§ Aim of the task
Determine the number of lines in the listing below where the string "code" occurs; answer with the number alone.

§ Record set
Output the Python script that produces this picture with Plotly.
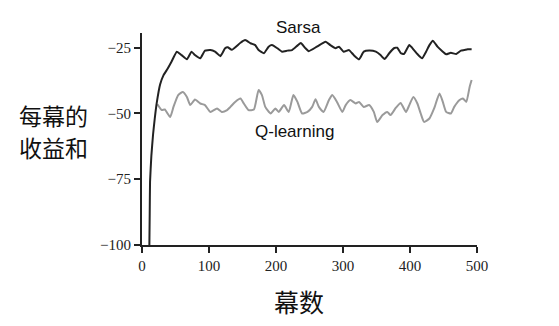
import plotly.graph_objects as go

sarsa_x = [11, 11.5, 12, 14, 16.5, 19, 22, 27, 32, 37, 44, 52, 59, 67, 74, 79, 87, 94, 102, 109, 117,
           124, 128, 134, 147, 154, 162, 169, 174, 182, 189, 194, 202, 209, 217, 224, 232, 237, 244,
           249, 261, 274, 281, 289, 294, 301, 309, 316, 324, 331, 339, 349, 356, 362, 369, 376, 381,
           386, 391, 399, 406, 411, 418, 424, 429, 434, 441, 449, 454, 461, 469, 476, 481, 486, 492]
sarsa_y = [-100, -88, -76, -66, -58, -52, -46, -39, -35.5, -33.5, -30.3, -26.5, -27.8, -29.4, -26.5,
           -27.8, -29, -26.1, -25.9, -26.5, -28.2, -25.2, -24.8, -25.8, -23.1, -22.1, -23.3, -24,
           -25.9, -27.1, -24.6, -24, -25.2, -26.5, -26.1, -25.9, -24.2, -23.2, -25.2, -26.3, -24.6,
           -22.7, -24, -25.2, -24.6, -26.5, -25.9, -27.8, -29.4, -26.5, -26.1, -26.5, -27.8, -29.3,
           -27.1, -25.2, -25.0, -27.0, -27.4, -24, -25.9, -27.4, -29, -26.5, -24, -22.3, -24.6,
           -26.5, -27.5, -26.9, -27.4, -26.1, -25.9, -25.6, -25.6]

q_x = [23, 29.5, 34, 42, 47, 54, 61, 67, 72, 79, 87, 94, 102, 112, 119, 127, 132, 139, 147, 152,
       159, 167, 174, 179, 184, 192, 199, 204, 212, 219, 226, 232, 239, 247, 254, 259, 264, 271,
       279, 284, 291, 299, 304, 311, 319, 324, 331, 339, 346, 351, 359, 366, 371, 379, 386, 394,
       399, 405, 411, 416, 421, 429, 436, 444, 449, 454, 461, 466, 474, 479, 484, 489, 492]
q_y = [-46.5, -48.7, -48.5, -51.3, -47.5, -43, -41.8, -43.7, -46.8, -44.7, -46.2, -46.8, -49.4,
       -48.1, -49.4, -48.7, -47.5, -45.6, -44.3, -46.2, -48.7, -48.5, -41.1, -43, -47.5, -50,
       -48.1, -49.4, -46.8, -49.4, -43, -45.6, -50, -49.4, -47.5, -44.6, -47.5, -49.4, -44.9,
       -43, -45.6, -49.4, -46.8, -44.9, -46.2, -45.6, -47.5, -46.8, -49.4, -53.2, -50.6, -49.4,
       -50.6, -47.8, -46, -49.4, -46.8, -43.7, -46.2, -50, -53.2, -51.9, -48.1, -42.4, -45.6,
       -49.4, -50, -47.5, -44.9, -44.3, -45.6, -39.9, -37.3]

x_ticks = [0, 100, 200, 300, 400, 500]
y_ticks = [-100, -75, -50, -25]

fig = go.Figure()
fig.add_trace(go.Scatter(x=q_x, y=q_y, mode="lines",
                         line=dict(color="#9a9a9a", width=2, shape="spline", smoothing=0.5),
                         hoverinfo="skip", showlegend=False))
fig.add_trace(go.Scatter(x=sarsa_x, y=sarsa_y, mode="lines",
                         line=dict(color="#222222", width=2, shape="spline", smoothing=0.4),
                         hoverinfo="skip", showlegend=False))

tickfont = dict(family="Liberation Serif", size=15, color="#222222")
sans = "Liberation Sans"
cjk = "Noto Sans CJK SC"
fig.update_layout(
    width=559, height=326,
    margin=dict(l=142, r=82, t=33, b=81),
    paper_bgcolor="white", plot_bgcolor="white",
    xaxis=dict(range=[0, 500], tickvals=x_ticks, ticks="outside", ticklen=6, tickwidth=1.5,
               tickcolor="#222222", showline=True, linecolor="#222222", linewidth=2,
               showgrid=False, zeroline=False, tickfont=tickfont, fixedrange=True),
    yaxis=dict(range=[-100, -19.4], tickvals=y_ticks, ticks="outside", ticklen=6, tickwidth=1.5,
               tickcolor="#222222", showline=True, linecolor="#222222", linewidth=2,
               showgrid=False, zeroline=False, tickfont=tickfont, fixedrange=True),
    annotations=[
        dict(text="Sarsa", x=233.5, y=1.025, xref="x", yref="paper", showarrow=False,
             yanchor="middle", font=dict(family=sans, size=17, color="#111111")),
        dict(text="Q-learning", x=227.5, y=-57, xref="x", yref="y", showarrow=False,
             yanchor="middle", font=dict(family=sans, size=17, color="#111111")),
        dict(text="每幕的", x=-0.264, y=0.614, xref="paper", yref="paper",
             showarrow=False, xanchor="center", yanchor="middle",
             font=dict(family=cjk, size=23, color="#111111")),
        dict(text="收益和", x=-0.264, y=0.463, xref="paper", yref="paper",
             showarrow=False, xanchor="center", yanchor="middle",
             font=dict(family=cjk, size=23, color="#111111")),
        dict(text="幕数", x=0.4676, y=-0.264, xref="paper", yref="paper",
             showarrow=False, xanchor="center", yanchor="middle",
             font=dict(family=cjk, size=25, color="#111111")),
    ],
)
fig.write_html("out.html")
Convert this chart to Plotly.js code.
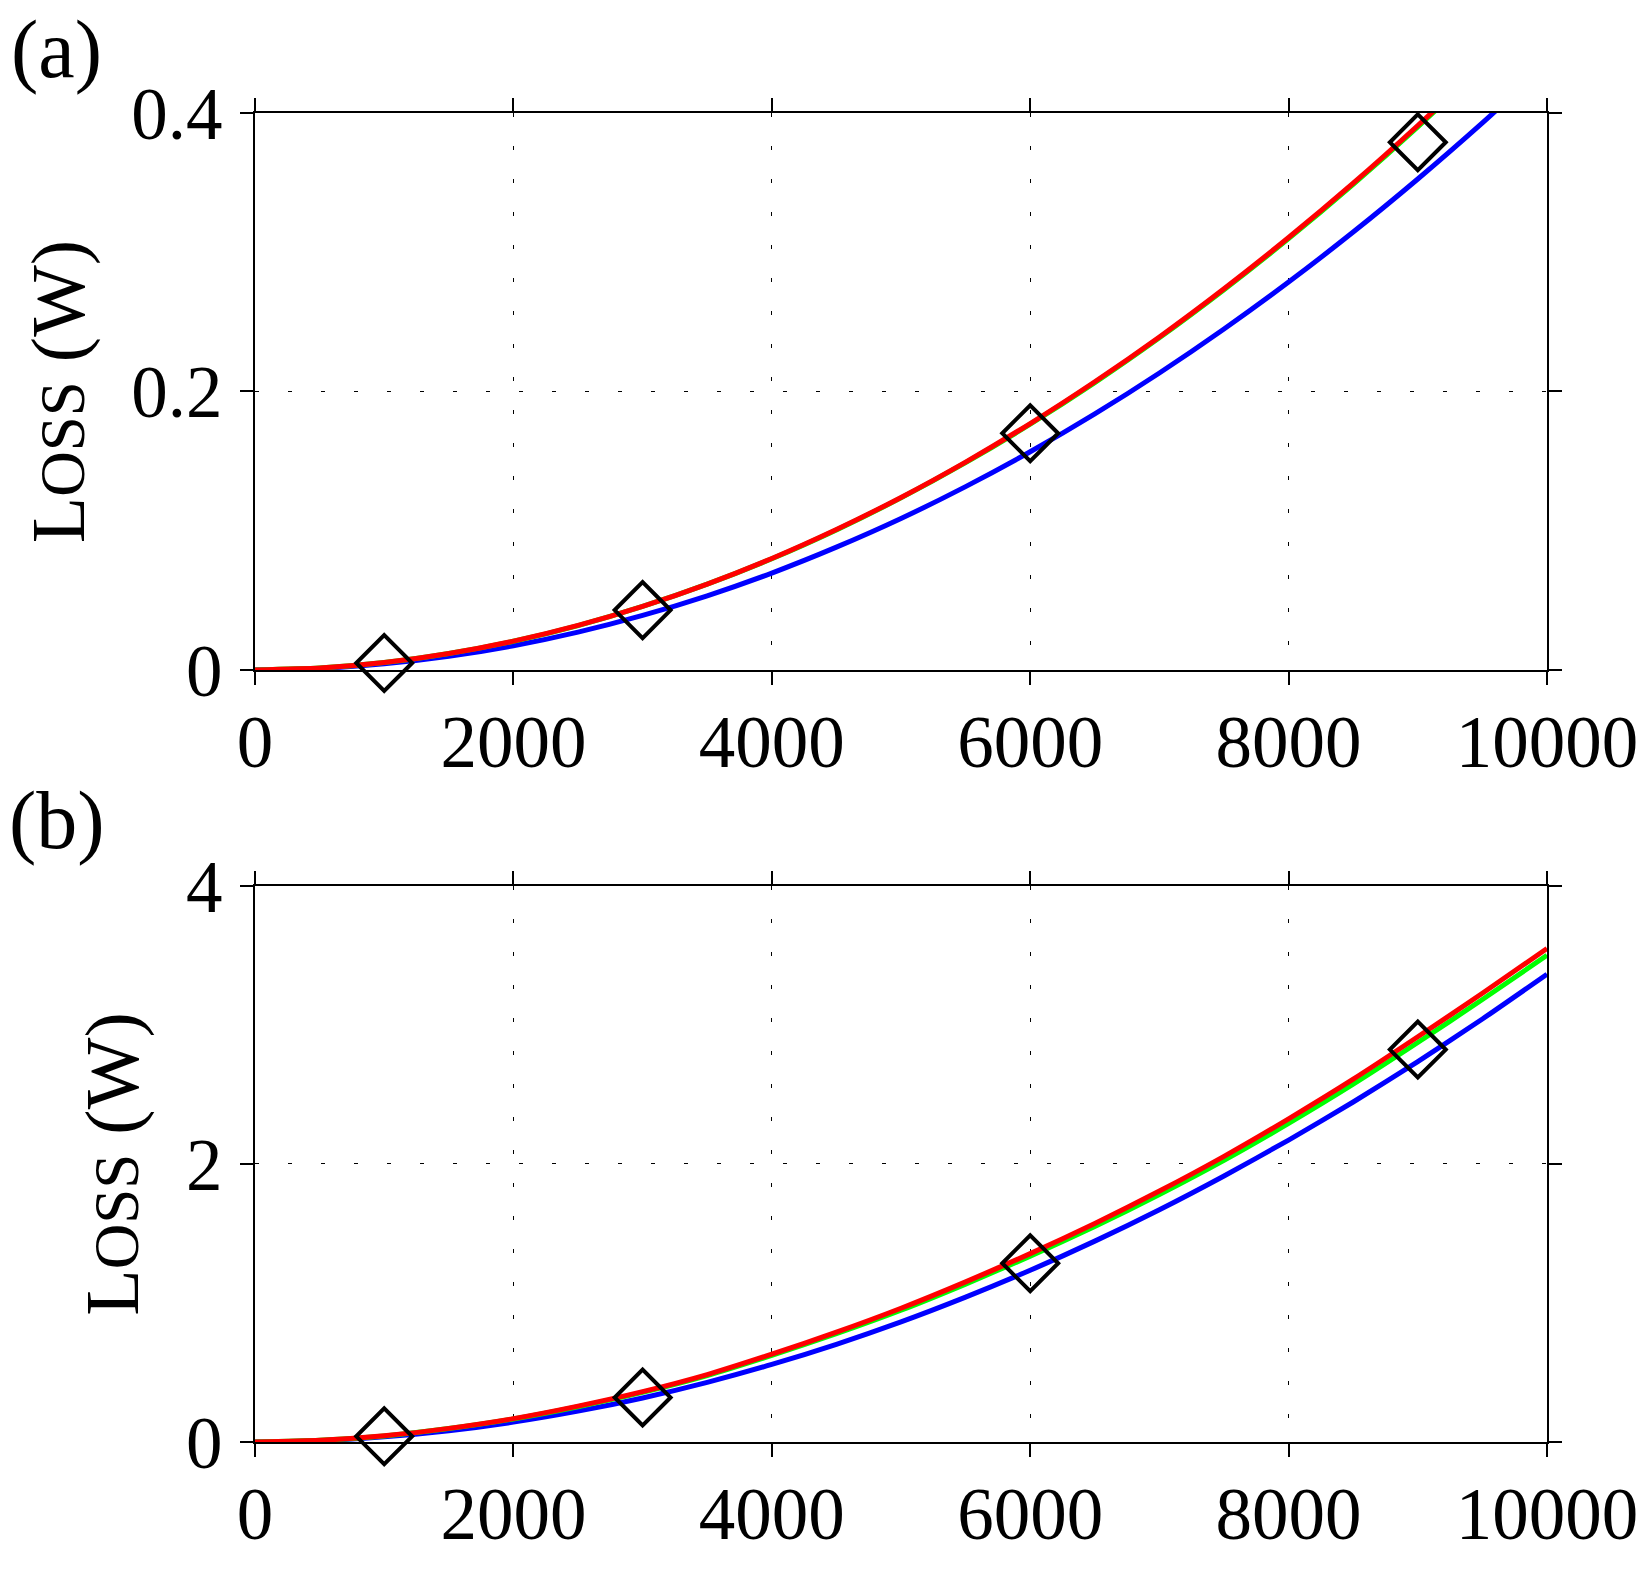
<!DOCTYPE html>
<html>
<head>
<meta charset="utf-8">
<script src="https://cdn.plot.ly/plotly-3.0.1.min.js"></script>
<style>
  html, body { margin: 0; padding: 0; background: #fff; }
  #chart { width: 1651px; height: 1575px; }
</style>
</head>
<body>
<div id="chart"></div>
<script>
// speed values shared by both panels
const speed = [0, 500, 1000, 1500, 2000, 2500, 3000, 3500, 4000, 4500, 5000,
  5500, 6000, 6500, 7000, 7500, 8000, 8500, 9000, 9500, 10000];

// panel (a)
const lossA_blue = [0, 0.0011, 0.0044, 0.0098, 0.0174, 0.0272, 0.0392, 0.0533, 0.0696, 0.0882, 0.1088,
  0.1317, 0.1567, 0.1839, 0.2133, 0.2449, 0.2786, 0.3145, 0.3526, 0.3929, 0.4353];
const lossA_green = [0, 0.0014, 0.0053, 0.0118, 0.0206, 0.0319, 0.0456, 0.0616, 0.0799, 0.1006, 0.1236,
  0.1489, 0.1765, 0.2064, 0.2386, 0.2731, 0.3098, 0.3488, 0.3901, 0.4336, 0.4794];
const lossA_red = [0, 0.0014, 0.0053, 0.0118, 0.0207, 0.0320, 0.0457, 0.0617, 0.0801, 0.1009, 0.1239,
  0.1493, 0.1770, 0.2070, 0.2392, 0.2738, 0.3106, 0.3496, 0.3910, 0.4346, 0.4805];

// panel (b)
const lossB_blue = [0, 0.0094, 0.037, 0.081, 0.143, 0.222, 0.317, 0.429, 0.558, 0.703, 0.864,
  1.042, 1.235, 1.445, 1.671, 1.914, 2.172, 2.446, 2.736, 3.043, 3.365];
const lossB_green = [0, 0.012, 0.044, 0.097, 0.166, 0.254, 0.357, 0.478, 0.623, 0.779, 0.948,
  1.136, 1.336, 1.550, 1.780, 2.026, 2.292, 2.574, 2.874, 3.183, 3.501];
const lossB_red = [0, 0.012, 0.045, 0.098, 0.168, 0.258, 0.362, 0.485, 0.632, 0.790, 0.962,
  1.152, 1.355, 1.572, 1.805, 2.055, 2.325, 2.610, 2.915, 3.228, 3.550];

// measured points (diamonds)
const measSpeed = [1000, 3000, 6000, 9000];
const measA = [0.005, 0.043, 0.170, 0.379];
const measB = [0.041, 0.32, 1.286, 2.823];

const xTicks = [0, 2000, 4000, 6000, 8000, 10000];
const yTicksA = [0, 0.2, 0.4];
const yTickTextA = ['0', '0.2', '0.4'];
const yTicksB = [0, 2, 4];
const yTickTextB = ['0', '2', '4'];

const FONT = 'Liberation Serif, Times New Roman, serif';
const TICK_SIZE = 73;

const lineTrace = (y, color, xa, ya) => ({
  type: 'scatter', mode: 'lines', x: speed, y,
  xaxis: xa, yaxis: ya, showlegend: false, hoverinfo: 'skip',
  line: { color, width: 5, shape: 'spline', smoothing: 0.6 }
});

const diamondTrace = (y, xa, ya) => ({
  type: 'scatter', mode: 'markers', x: measSpeed, y,
  xaxis: xa, yaxis: ya, showlegend: false, cliponaxis: false,
  marker: { symbol: 'diamond-open', size: 43, color: '#000', line: { color: '#000', width: 4 } }
});

const data = [
  lineTrace(lossA_blue, '#0000ff', 'x', 'y'),
  lineTrace(lossA_green, '#00ff00', 'x', 'y'),
  lineTrace(lossA_red, '#ff0000', 'x', 'y'),
  diamondTrace(measA, 'x', 'y'),
  lineTrace(lossB_blue, '#0000ff', 'x2', 'y2'),
  lineTrace(lossB_green, '#00ff00', 'x2', 'y2'),
  lineTrace(lossB_red, '#ff0000', 'x2', 'y2'),
  diamondTrace(measB, 'x2', 'y2')
];

const baseAxis = {
  showline: true, linecolor: '#000', linewidth: 2, mirror: 'ticks',
  ticks: 'outside', ticklen: 13, tickwidth: 2, tickcolor: '#000',
  showgrid: true, gridcolor: '#000', gridwidth: 1, griddash: '4px,29px',
  zeroline: false, fixedrange: true,
  tickfont: { family: FONT, size: TICK_SIZE, color: '#000' }
};

const xAxis = (anchor) => Object.assign({}, baseAxis, {
  anchor, range: [0, 10000], tickvals: xTicks, ticktext: xTicks.map(String),
  ticklabelstandoff: -6
});

const yTitle = {
  text: 'L<span style="font-size:63px">OSS</span> (W)', standoff: 22,
  font: { family: FONT, size: 76, color: '#000' }
};

const layout = {
  width: 1651, height: 1575,
  margin: { l: 255, r: 104, t: 113, b: 133 },
  paper_bgcolor: '#fff', plot_bgcolor: '#fff',
  showlegend: false,
  xaxis: xAxis('y'),
  xaxis2: xAxis('y2'),
  yaxis: Object.assign({}, baseAxis, {
    anchor: 'x', domain: [0.5809, 1], range: [0, 0.4],
    tickvals: yTicksA, ticktext: yTickTextA, ticklabelstandoff: 3, title: yTitle
  }),
  yaxis2: Object.assign({}, baseAxis, {
    anchor: 'x2', domain: [0, 0.4184], range: [0, 4],
    tickvals: yTicksB, ticktext: yTickTextB, ticklabelstandoff: 3, title: yTitle
  }),
  annotations: [
    { text: '(a)', xref: 'paper', yref: 'paper', x: -0.1533, y: 1.0480,
      xanchor: 'center', yanchor: 'middle', showarrow: false,
      font: { family: FONT, size: 82, color: '#000' } },
    { text: '(b)', xref: 'paper', yref: 'paper', x: -0.1533, y: 0.4680,
      xanchor: 'center', yanchor: 'middle', showarrow: false,
      font: { family: FONT, size: 82, color: '#000' } }
  ]
};

Plotly.newPlot('chart', data, layout, { displayModeBar: false, staticPlot: true });
</script>
</body>
</html>
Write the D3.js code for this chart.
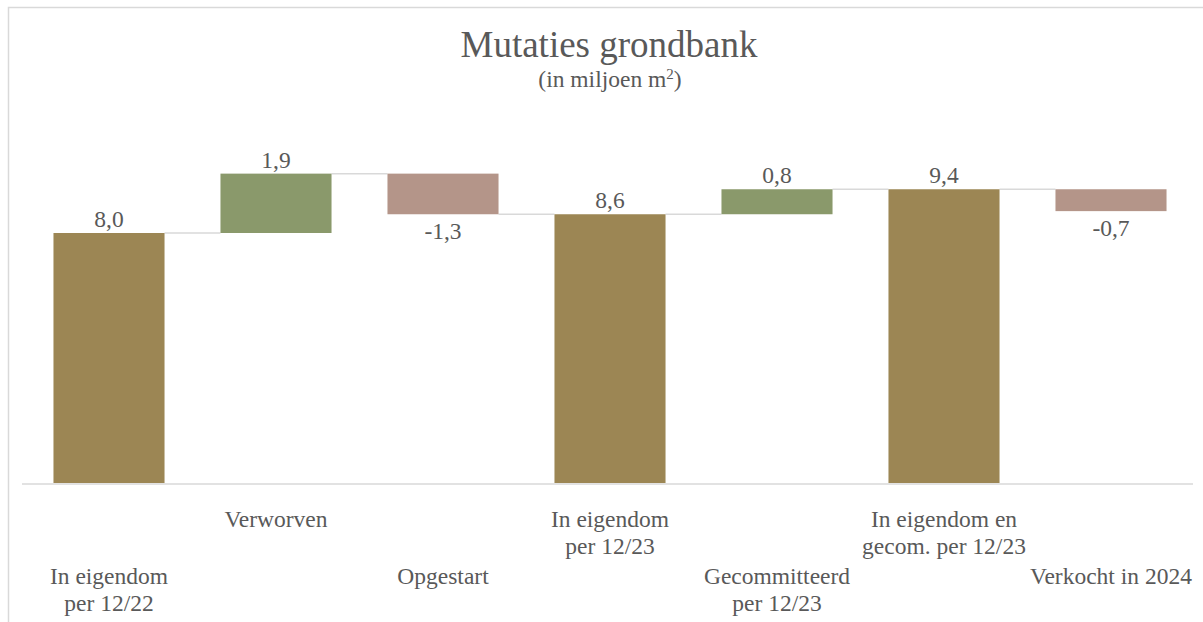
<!DOCTYPE html>
<html><head><meta charset="utf-8">
<script src="https://cdn.jsdelivr.net/npm/d3@7"></script>
<style>body{margin:0;background:#fff}svg{display:block}</style>
</head><body><svg id="c" width="1203" height="622"></svg>
<script>
const categories = [
  ["In eigendom","per 12/22"],
  ["Verworven"],
  ["Opgestart"],
  ["In eigendom","per 12/23"],
  ["Gecommitteerd","per 12/23"],
  ["In eigendom en","gecom. per 12/23"],
  ["Verkocht in 2024"]
];
const values = [8.0, 1.9, -1.3, 8.6, 0.8, 9.4, -0.7];
const kinds = ["total","increase","decrease","total","increase","total","decrease"];
const labelRow = [1,0,1,0,1,0,1];
const colors = {total:"#9c8654", increase:"#8a996b", decrease:"#b49589"};

const svg = d3.select("#c");
const fmt = v => d3.format(".1f")(v).replace(".", ",").replace("−","-");

// frame
svg.append("path").attr("d", "M8.5,622 L8.5,7.5 L1210,7.5").attr("fill","none").attr("stroke","#d9d9d9").attr("stroke-width",1.5);

// compute waterfall
let run = 0;
const bars = values.map((v,i) => {
  let y0, y1;
  if (kinds[i] === "total") { y0 = 0; y1 = v; run = v; }
  else { y0 = run; y1 = run + v; run = y1; }
  return {i, v, kind: kinds[i], y0, y1, end: run};
});

const x = d3.scaleBand().domain(d3.range(categories.length)).range([25.5, 1194.5]).paddingInner(0.335).paddingOuter(0.1675);
const y = d3.scaleLinear().domain([0, 10]).range([483, 170.5]);

// connectors
const g = svg.append("g");
bars.slice(0, -1).forEach(b => {
  const yy = y(b.end);
  g.append("line").attr("x1", x(b.i) + x.bandwidth()).attr("x2", x(b.i + 1))
    .attr("y1", yy).attr("y2", yy).attr("stroke", "#d9d9d9").attr("stroke-width", 1.5);
});

// bars
g.selectAll("rect.bar").data(bars).join("rect")
  .attr("x", d => x(d.i)).attr("width", x.bandwidth())
  .attr("y", d => y(Math.max(d.y0, d.y1)))
  .attr("height", d => Math.abs(y(d.y0) - y(d.y1)))
  .attr("fill", d => colors[d.kind]);

// axis line
svg.append("line").attr("x1", 22).attr("x2", 1193).attr("y1", y(0)+1).attr("y2", y(0)+1)
  .attr("stroke", "#d9d9d9").attr("stroke-width", 1.5);

// data labels
const font = "'Liberation Serif','Times New Roman',serif";
g.selectAll("text.val").data(bars).join("text")
  .attr("x", d => x(d.i) + x.bandwidth()/2)
  .attr("y", d => d.v >= 0 ? y(Math.max(d.y0,d.y1)) - 6 : y(Math.min(d.y0,d.y1)) + 25)
  .attr("text-anchor", "middle").attr("font-family", font).attr("font-size", 23.5)
  .attr("fill", "#595959").text(d => fmt(d.v));

// category labels
categories.forEach((lines, i) => {
  const t = svg.append("text").attr("text-anchor", "middle").attr("font-family", font)
    .attr("font-size", 23.5).attr("fill", "#595959");
  const base = labelRow[i] === 0 ? 527 : 584;
  lines.forEach((l, j) => t.append("tspan").attr("x", x(i) + x.bandwidth()/2).attr("y", base + j*26.5).text(l));
});

// title
svg.append("text").attr("x", 609).attr("y", 57).attr("text-anchor", "middle").attr("font-family", font)
  .attr("font-size", 37).attr("fill", "#595959").text("Mutaties grondbank");
const sub = svg.append("text").attr("x", 610).attr("y", 87).attr("text-anchor", "middle").attr("font-family", font)
  .attr("font-size", 23.5).attr("fill", "#595959");
sub.append("tspan").text("(in miljoen m");
sub.append("tspan").attr("font-size", 15).attr("dy", -8).text("2");
sub.append("tspan").attr("dy", 8).text(")");
</script></body></html>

§ Correct response
2